The transaction, which was completed days before President Uhuru Kenyatta left office, attracted the scrutiny of Parliament and offices of Controller of Budget and Auditor-General as well as investigative bodies such as the FRC but all failed to unravel the thread of the money.
Now the FRC has revealed how investigators battled to keep up with the flow of the money once the Treasury on August 5, 2022, withdrew Sh6.09 billion from the government’s main accounts and wired it to Jamhuri Holdings Ltd, a Mauritius-based subsidiary of Helios, in a transaction that lacked parliamentary approval.
Parliament had raised fears that the transaction, which saw Kenya buy back 60 percent stake in Telkom from Helios, could have been a scheme to eventually wire the money into the pockets of well-connected people in government.
Auditor-General Nancy Gathungu last December reported running into a dead end, too. She said requests to visit Mauritius and the United Kingdom, where the registered offices of the company that sold off the Telkom stake are domiciled, were “either declined or not responded to,” denying her the opportunity to know if taxpayers got value for money.
A recent report tabled in Parliament by the office of the Auditor-General showed Kenya’s shareholding in Telkom was unchanged at 31.61 million shares with a nominal value of Sh712.3 million at the end of June last year, just as it was in 2022 before the Sh6.19 billion transaction. This has deepened the mystery of the deal.

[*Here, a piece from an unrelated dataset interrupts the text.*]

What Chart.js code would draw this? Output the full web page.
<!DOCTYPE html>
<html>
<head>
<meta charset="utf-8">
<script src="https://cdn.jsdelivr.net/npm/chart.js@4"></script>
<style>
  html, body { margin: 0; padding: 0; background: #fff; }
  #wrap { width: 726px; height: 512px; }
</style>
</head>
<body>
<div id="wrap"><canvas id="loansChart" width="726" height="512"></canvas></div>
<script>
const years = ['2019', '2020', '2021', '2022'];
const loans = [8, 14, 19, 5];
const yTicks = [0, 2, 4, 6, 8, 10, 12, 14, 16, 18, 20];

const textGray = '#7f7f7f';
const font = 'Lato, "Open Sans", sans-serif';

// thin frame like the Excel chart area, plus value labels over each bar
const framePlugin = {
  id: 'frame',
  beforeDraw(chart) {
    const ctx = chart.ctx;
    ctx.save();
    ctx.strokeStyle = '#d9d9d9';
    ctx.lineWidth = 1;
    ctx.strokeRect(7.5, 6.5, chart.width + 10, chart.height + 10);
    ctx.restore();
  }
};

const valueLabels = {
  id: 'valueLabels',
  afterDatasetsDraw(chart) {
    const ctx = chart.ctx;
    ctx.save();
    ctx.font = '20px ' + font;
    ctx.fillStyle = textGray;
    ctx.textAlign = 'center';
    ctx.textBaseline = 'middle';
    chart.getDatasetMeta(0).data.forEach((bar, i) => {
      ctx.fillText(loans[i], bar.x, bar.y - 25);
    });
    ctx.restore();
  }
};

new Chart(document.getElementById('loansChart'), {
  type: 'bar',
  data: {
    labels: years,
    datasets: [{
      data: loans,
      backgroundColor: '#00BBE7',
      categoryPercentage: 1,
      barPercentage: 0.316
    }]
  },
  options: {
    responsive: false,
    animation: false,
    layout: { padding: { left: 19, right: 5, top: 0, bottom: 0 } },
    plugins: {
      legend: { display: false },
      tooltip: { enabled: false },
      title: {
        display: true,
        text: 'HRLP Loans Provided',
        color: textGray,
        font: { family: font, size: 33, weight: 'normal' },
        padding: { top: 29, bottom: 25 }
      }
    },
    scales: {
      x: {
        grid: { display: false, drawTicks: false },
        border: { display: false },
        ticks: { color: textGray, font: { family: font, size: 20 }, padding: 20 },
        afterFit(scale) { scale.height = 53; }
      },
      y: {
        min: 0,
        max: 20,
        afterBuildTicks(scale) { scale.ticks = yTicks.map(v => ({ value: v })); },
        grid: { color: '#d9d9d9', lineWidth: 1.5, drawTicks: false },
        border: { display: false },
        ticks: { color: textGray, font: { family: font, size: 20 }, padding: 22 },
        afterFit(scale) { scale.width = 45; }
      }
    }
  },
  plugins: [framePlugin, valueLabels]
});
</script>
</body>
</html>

Now FRC hopes to revive investigations into the deal. FRC in 2019 applied to join the Egmont Group and its application was approved on February 1, 2024, giving Kenya the opportunity to start receiving and sharing financial intelligence reports with more than 170 countries across the world.

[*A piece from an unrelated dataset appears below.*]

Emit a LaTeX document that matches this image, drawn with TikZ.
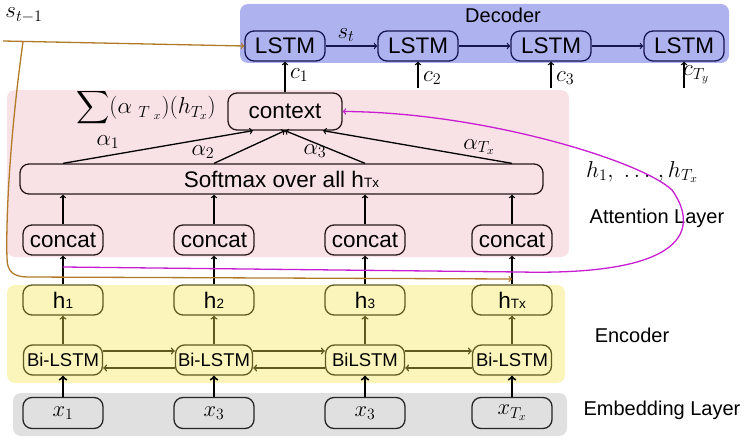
\RequirePackage{fix-cm}
\documentclass[tikz,border=0pt]{standalone}
\usepackage[no-math]{fontspec}
\setmainfont{Liberation Sans}
\DeclareFontFamily{OMX}{cmex}{}
\DeclareFontShape{OMX}{cmex}{m}{n}{<->cmex10}{}
\usetikzlibrary{calc}
\definecolor{decbg}{RGB}{174,178,238}
\definecolor{navyc}{RGB}{22,22,80}
\definecolor{attbg}{RGB}{249,226,230}
\definecolor{attbd}{RGB}{40,25,25}
\definecolor{encbg}{RGB}{251,245,187}
\definecolor{olivec}{RGB}{95,90,30}
\definecolor{embbg}{RGB}{224,224,224}
\definecolor{brownc}{RGB}{176,122,40}
\definecolor{magc}{RGB}{200,30,210}
\tikzset{
  nodefont/.style={font=\fontsize{22.5}{24}\selectfont},
  lstmbox/.style={draw=navyc, line width=1.3pt, rounded corners=9pt, minimum width=80pt, minimum height=30pt, inner sep=0pt, nodefont},
  attbox/.style={draw=attbd, fill=attbg, line width=1.3pt, rounded corners=9pt, minimum width=80pt, minimum height=30pt, inner sep=0pt, nodefont},
  encbox/.style={draw=olivec, fill=encbg, line width=1.3pt, rounded corners=9pt, minimum width=80pt, minimum height=30pt, inner sep=0pt, nodefont},
  embbox/.style={draw=black!85, fill=embbg, line width=1.3pt, rounded corners=9pt, minimum width=80pt, minimum height=31pt, inner sep=0pt, nodefont},
  lbl/.style={inner sep=0pt, font=\fontsize{20}{22}\selectfont},
  mlbl/.style={inner sep=0pt, font=\fontsize{23}{25}\selectfont},
  navyarr/.style={draw=navyc, line width=1.3pt, ->},
  blkarr/.style={draw=black, line width=1.3pt, ->},
  thickarr/.style={draw=black, line width=2pt, ->},
  olivearr/.style={draw=olivec, line width=1.5pt, ->},
  brownline/.style={draw=brownc, line width=1.3pt},
  magline/.style={draw=magc, line width=1.3pt},
}
\newcommand{\smallsub}[1]{{\fontsize{13.5}{14}\selectfont #1}}
\begin{document}
\begin{tikzpicture}[x=1pt,y=-1pt]
\useasboundingbox (0,0) rectangle (747,444);
% layer backgrounds
\fill[decbg, rounded corners=8pt] (240,4) rectangle (729,63);
\fill[attbg, rounded corners=8pt] (7,90) rectangle (569,257);
\fill[encbg, rounded corners=8pt] (7,285) rectangle (565,383);
\fill[embbg, rounded corners=8pt] (13,393) rectangle (567,436);

% decoder
\node[lstmbox] (d1) at (285,46) {LSTM};
\node[lstmbox] (d2) at (418,46) {LSTM};
\node[lstmbox] (d3) at (551,46) {LSTM};
\node[lstmbox] (d4) at (684,46) {LSTM};
\node[lbl] (declbl) at (503,15) {Decoder};
\draw[navyarr] (d1) -- (d2);
\draw[navyarr] (d2) -- (d3);
\draw[navyarr] (d3) -- (d4);
\node[mlbl] (stlbl) at (346,35) {$s_t$};

% attention
\node[attbox, minimum width=114pt, minimum height=37pt] (ctx) at (285,111.5) {context};
\node[attbox, minimum width=523pt] (sm) at (281.5,179) {Softmax over all h\smallsub{Tx}};
\node[attbox] (cc1) at (63,240) {concat};
\node[attbox] (cc2) at (214,240) {concat};
\node[attbox] (cc3) at (365,240) {concat};
\node[attbox] (cc4) at (512,240) {concat};
\node[mlbl] (sumlbl) at (146,108) {$\displaystyle\sum(\alpha_{\ T_{\ x}})(h_{T_x})$};

\draw[blkarr] (sm.north -| cc1) -- ([xshift=-32pt]ctx.south);
\draw[blkarr] (sm.north -| cc2) -- (ctx.south);
\draw[blkarr] (sm.north -| cc3) -- (ctx.south);
\draw[blkarr] (sm.north -| cc4) -- ([xshift=38pt]ctx.south);
\node[mlbl] (a1) at (108,142) {$\alpha_1$};
\node[mlbl] (a2) at (203,152) {$\alpha_2$};
\node[mlbl] (a3) at (315,151) {$\alpha_3$};
\node[mlbl] (a4) at (479,147) {$\alpha_{T_x}$};

\draw[blkarr] (cc1) -- (cc1 |- sm.south);
\draw[blkarr] (cc2) -- (cc2 |- sm.south);
\draw[blkarr] (cc3) -- (cc3 |- sm.south);
\draw[blkarr] (cc4) -- (cc4 |- sm.south);

% context vectors to decoder
\draw[blkarr] (ctx.north) -- (d1.south);
\coordinate (c2s) at (d2.south |- 0,88);
\coordinate (c3s) at (d3.south |- 0,88);
\coordinate (c4s) at (d4.south |- 0,88);
\draw[blkarr] (c2s) -- (d2.south);
\draw[blkarr] (c3s) -- (d3.south);
\draw[blkarr] (c4s) -- (d4.south);
\node[mlbl, anchor=west] (c1l) at (290,75) {$c_1$};
\node[mlbl, anchor=west] (c2l) at (423,78) {$c_2$};
\node[mlbl, anchor=west] (c3l) at (556,78) {$c_3$};
\node[mlbl, anchor=west] (c4l) at (683,75) {$c_{T_y}$};

% encoder
\node[encbox] (h1) at (63,300) {h\smallsub{1}};
\node[encbox] (h2) at (214,300) {h\smallsub{2}};
\node[encbox] (h3) at (365,300) {h\smallsub{3}};
\node[encbox] (h4) at (512,300) {h\smallsub{Tx}};
\node[encbox, minimum width=79pt, font=\fontsize{18.5}{20}\selectfont] (b1) at (63,360) {Bi-LSTM};
\node[encbox, minimum width=77pt, font=\fontsize{18.5}{20}\selectfont] (b2) at (214,360) {Bi-LSTM};
\node[encbox, minimum width=79pt, font=\fontsize{18.5}{20}\selectfont] (b3) at (365,360) {BiLSTM};
\node[encbox, minimum width=79pt, font=\fontsize{18.5}{20}\selectfont] (b4) at (512,360) {Bi-LSTM};
\draw[olivearr] (b1) -- (h1);
\draw[olivearr] (b2) -- (h2);
\draw[olivearr] (b3) -- (h3);
\draw[olivearr] (b4) -- (h4);
\draw[olivearr] ([yshift=9pt]b1.east) -- ([yshift=9pt]b2.west);
\draw[olivearr] ([yshift=9pt]b2.east) -- ([yshift=9pt]b3.west);
\draw[olivearr] ([yshift=9pt]b3.east) -- ([yshift=9pt]b4.west);
\draw[olivearr] ([yshift=-8pt]b2.west) -- ([yshift=-8pt]b1.east);
\draw[olivearr] ([yshift=-8pt]b3.west) -- ([yshift=-8pt]b2.east);
\draw[olivearr] ([yshift=-8pt]b4.west) -- ([yshift=-8pt]b3.east);
\draw[blkarr] (h1) -- (cc1);
\draw[blkarr] (h2) -- (cc2);
\draw[blkarr] (h3) -- (cc3);
\draw[blkarr] (h4) -- (cc4);

% embedding
\node[embbox] (x1) at (63,413) {$x_1$};
\node[embbox] (x2) at (214,413) {$x_3$};
\node[embbox] (x3) at (365,413) {$x_3$};
\node[embbox] (x4) at (512,413) {$x_{T_x}$};
\draw[thickarr] (x1) -- (b1);
\draw[thickarr] (x2) -- (b2);
\draw[thickarr] (x3) -- (b3);
\draw[thickarr] (x4) -- (b4);

% right labels
\node[mlbl] (hslbl) at (642,172) {$h_{1},\ \ldots\,,h_{T_x}$};
\node[lbl] (attlbl) at (657,218) {Attention Layer};
\node[lbl] (enclbl) at (632,335) {Encoder};
\node[lbl] (emblbl) at (662,410) {Embedding Layer};

% previous state
\node[mlbl] (st1) at (24,15) {$s_{t-1}$};
\coordinate (bstart) at (3,41);
\coordinate (bbranch) at ($(bstart)!0.083!(d1.west)$);
\coordinate (bend) at (cc4 |- 0,279);
\draw[brownline,->] (bstart) -- (d1.west);
\draw[brownline,->] (bbranch) .. controls (8,150) and (6,230) .. (7,258)
   .. controls (7,272) and (14,277) .. (28,277) -- (bend);

% magenta: encoder states to context
\coordinate (mstart) at (cc1 |- 0,267);
\draw[magline,->] (mstart) -- (520,272) .. controls (700,276) and (695,222) .. (672,190)
   .. controls (640,160) and (480,112) .. (ctx.east);
\end{tikzpicture}
\end{document}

Mr Maika says the FRC will now revive the probe into the Telkom Kenya deal, riding on the Egmont membership. Mauritius has been a member since July 2003 while Cayman Islands joined in June 2001. Luxembourg has been a member since 1995 when Egmont Group was started.
“Joining this group will help us to open this probe and attempt to find out who received what. Any country now that is a member of Egmont Group will be able to provide information on request. We suspect that after Mauritius the money moved to three or four other countries and possibly got back to Kenya. The file is ready,” said Mr Maika.

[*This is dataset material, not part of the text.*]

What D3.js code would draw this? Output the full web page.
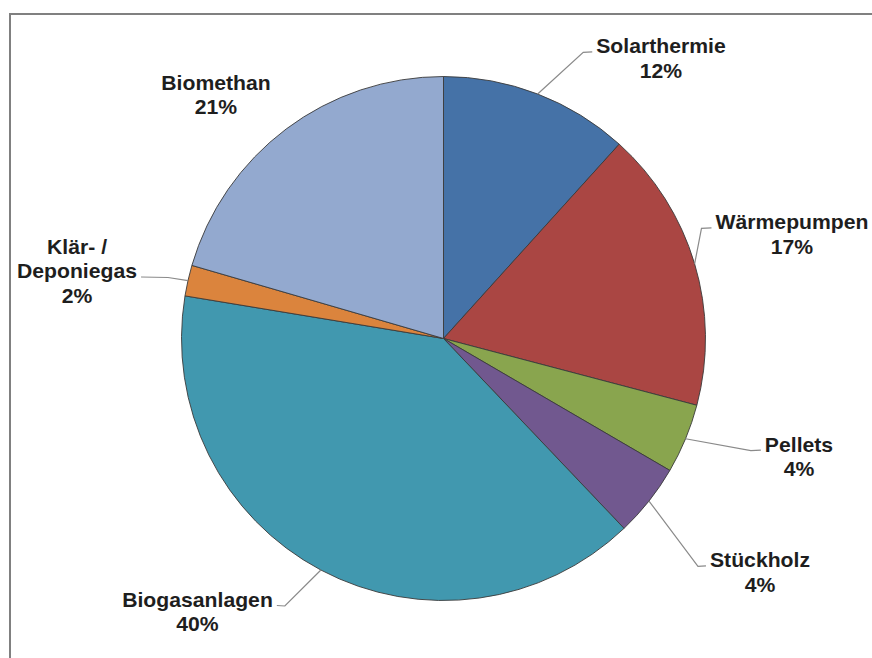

Kenya’s entry into the Egmont club now brings to four the number of East African Community countries that are members. Tanzania has been a member since June 2014 while Uganda and Congo joined in September 2018 and July 2019 respectively.
The membership of these countries alongside Kenya means they are all now obligated to securely exchange expertise and financial intelligence information relating to any transaction suspected to be promoting money laundering, terrorist financing or associated predicate crimes, including bribery, corruption, extortion, fraud, theft and counterfeiting.
The Treasury in October last year announced that Infrastructure Corporation of Africa LLC (ICA), a little-known firm registered in the United Arab Emirates (UAE), would take the 60 percent stake that was in the hands of Helios. The Cabinet rescinded the 2022 decision that saw the Treasury pay Helios Sh6.09 billion to exit Telkom Kenya.
It instead directed the London-based private equity fund to refund the government the amount and then directly sell the stake to the UAE firm.
The Treasury said the UAE firm will inject capital into Telkom to fund critical infrastructure and the overall upgrade of the company’s capabilities and also settle some of the outstanding liabilities.
FRC exists primarily to receive and review confidential data that banks and other reporting institutions submit on suspected financial criminals and potentially illicit transactions, then pass those findings on to law enforcement and other relevant agencies such as the Directorate of Criminal Investigations.
It is the only entity in Kenya that is empowered to access such records without a court order but its intelligence cannot be used in a court of law.